# First Time Santa Isabel Tadpoles in water?



## T2theG (Jul 6, 2013)

Hello,

My male Santa Isabel finally deposited the tadpoles into the water feature today.

The water area is about 2 - 2.5" deep and its has very fine pebbles so they won't gets stuck between big pieces. There is java moss in the water and the temp of the tank is 74. Will my temp gun give an accurate temp of the water? I hope that's not a dumb question. 

Should I pull the tadpoles from water area and put them in a separate container or let me them develop in the water area?










Thanks to any advice in advance.

Tyler

KCCO


----------



## toadlicker00 (Feb 14, 2013)

SIs do well in groups even as tadpoles, I put 3-5 tads in a 16oz cup and they do well for me. Unless your interested in having LOTS of froglets I would leave them in the water feature. And again, beautiful tank!


----------



## T2theG (Jul 6, 2013)

toadlicker00 said:


> SIs do well in groups even as tadpoles, I put 3-5 tads in a 16oz cup and they do well for me. Unless your interested in having LOTS of froglets I would leave them in the water feature. And again, beautiful tank!


Thanks, I wouldn't mind and would love to see them become froglets. If I leave them in and feed them will they be OK? 

Otherwise I will pull them and get some experience with tadpole raising.

Thanks for the compliment on the viv as well. 🐸

Cowabunga Dude! - Michelangelo


----------



## knevin (Jul 23, 2012)

I have been pulling the tadpoles out of my water dish, my tank does not have a water feature, just automatic misting. I have my tads in a ten gallon fish tank on an angle with moss at the one end and about 2 inches of water at the other. I run a turtle filter to keep the water clean and not have to do water changes frequently. I have had as many as 25 tadpoles of various sizes in there at the same time and every tadpole has turned into a froglet.


----------



## Gamble (Aug 1, 2010)

It should be noted that adult coloration is thought to be highly dependent on tadpole diet. (IE. Feeding them Cyclopeeze)
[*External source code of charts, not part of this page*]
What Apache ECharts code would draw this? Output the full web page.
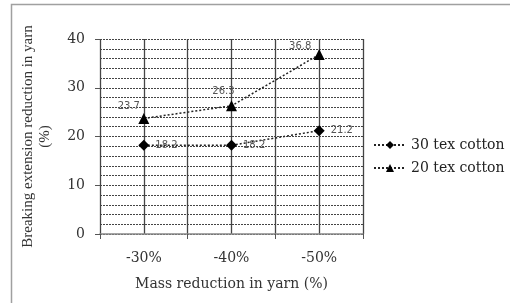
<!DOCTYPE html>
<html><head><meta charset="utf-8">
<script src="https://cdn.jsdelivr.net/npm/echarts@6/dist/echarts.min.js"></script>
<style>html,body{margin:0;padding:0;background:#fff}#c{width:510px;height:303px}</style>
</head><body><div id="c"></div>
<script>
var categories = ['-30%', '-40%', '-50%'];
var tex30 = [18.2, 18.2, 21.2];
var tex20 = [23.7, 26.3, 36.8];
var seriesNames = ['30 tex cotton', '20 tex cotton'];
var xTitle = 'Mass reduction in yarn (%)';
var yTitle = 'Breaking extension reduction in yarn\n(%)';

var serif = '"DejaVu Serif",serif';
var serifN = '"Liberation Serif",serif';
var sans = '"DejaVu Sans",sans-serif';
var chart = echarts.init(document.getElementById('c'));
var lbl20 = [[-15, -2], [-8, -4], [-19, 2]];
function build20(vals){
  return vals.map(function(v,i){
    return {value: v, label: {offset: lbl20[i]}};
  });
}
chart.setOption({
  animation: false,
  textStyle: {fontFamily: serif},
  graphic: [{type:'rect', shape:{x:11.5,y:4.5,width:520,height:320}, style:{fill:'none', stroke:'#a0a0a0', lineWidth:1.5}}],
  grid: {left: 100, right: 147, top: 39, bottom: 69},
  legend: {
    orient: 'vertical', left: 368, top: 133, itemGap: 9, itemWidth: 32, itemHeight: 10,
    textStyle: {fontFamily: serif, fontSize: 14, color: '#222'},
    data: seriesNames
  },
  xAxis: [{
    type: 'category', data: categories, boundaryGap: true,
    axisLine: {lineStyle: {color: '#888', width: 1.5}},
    axisTick: {show: true, length: 5, lineStyle: {color: '#555'}},
    axisLabel: {fontFamily: serif, fontSize: 14, color: '#333', margin: 17},
    splitLine: {show: false},
    name: xTitle, nameLocation: 'middle', nameGap: 43,
    nameTextStyle: {fontFamily: serif, fontSize: 14, color: '#333'}
  }, {
    type: 'value', min: 0, max: 6, interval: 1, position: 'bottom', show: true,
    axisLine: {show: false}, axisTick: {show: false}, axisLabel: {show: false},
    splitLine: {show: true, lineStyle: {color: '#444', width: 1.3}}
  }],
  yAxis: {
    type: 'value', min: 0, max: 40, interval: 10,
    axisLine: {show: false},
    axisTick: {show: true, length: 5, lineStyle: {color: '#555'}},
    axisLabel: {fontFamily: serif, fontSize: 14, color: '#333', margin: 15},
    splitLine: {show: true, lineStyle: {color: '#444', type: [2, 1], width: 1}},
    minorTick: {show: false, splitNumber: 5},
    minorSplitLine: {show: true, lineStyle: {color: '#444', type: [2, 1], width: 1}},
    name: yTitle, nameLocation: 'middle', nameRotate: 90, nameGap: 46,
    nameTextStyle: {fontFamily: serifN, fontSize: 15, color: '#333', lineHeight: 17}
  },
  series: [{
    name: seriesNames[0], type: 'line', data: tex30, xAxisIndex: 0,
    symbol: 'diamond', symbolSize: 11, itemStyle: {color: '#000'},
    lineStyle: {color: '#222', type: [2, 2], width: 1.5},
    label: {show: true, position: 'right', distance: 6, fontFamily: sans, fontSize: 10, color: '#555'},
    z: 5
  }, {
    name: seriesNames[1], type: 'line', data: build20(tex20), xAxisIndex: 0,
    symbol: 'triangle', symbolSize: 11, itemStyle: {color: '#000'},
    lineStyle: {color: '#222', type: [2, 2], width: 1.5},
    label: {show: true, position: 'top', distance: 0, fontFamily: sans, fontSize: 10, color: '#555'},
    z: 5
  }]
});
</script></body></html>
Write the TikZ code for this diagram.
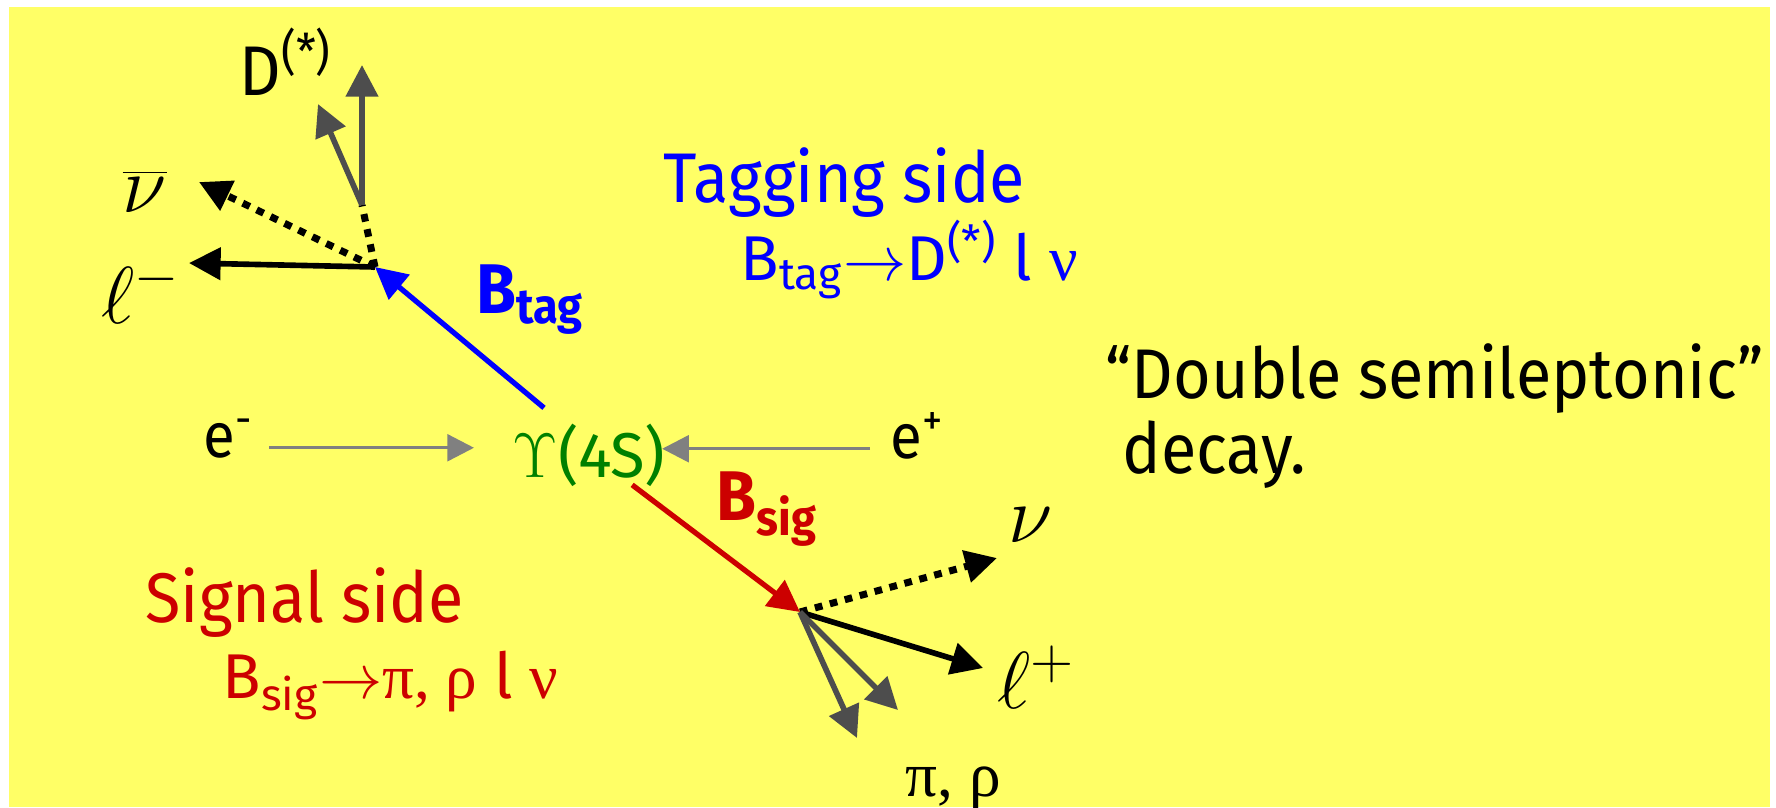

I recommend pulling them & raising them yourself in order to accomplish that task, (They can be raised communally), considering that water changes will be needed due to fouling of the water.

Also, be aware that it seems that neomorphs tend to drown easily, so you must be vigilant to pull them fairly quickly.

These guys breed like rabbits & the only way to stop them is to pull the females. Leaving tads in the tank, generally doesn't stop them or slow them down one bit.

As a side note, based on my own experience, ive had much better luck raising froglets communally as well.
I had alot of die off when I raised them individually.


----------



## rigel10 (Jun 1, 2012)

I agree 100% with Gamble. If you follow his advice, you'll be fine.


----------



## T2theG (Jul 6, 2013)

Thank you for the advice. I will pull them right away and get them set up communally.

Tyler

KCCO


----------



## T2theG (Jul 6, 2013)

I went to black jungle today and purchased everything that I need to raise these guys and got some great advice from them as well. I've got a 10 gallon setup with a submersible filter and some duckweed. It was also recommend to feed Repashy shrimp souffle. I actually pulled all the tads out and there was a total of 15. 

I'm excited to watch their progress. 

Cowabunga Dude! - Michelangelo


----------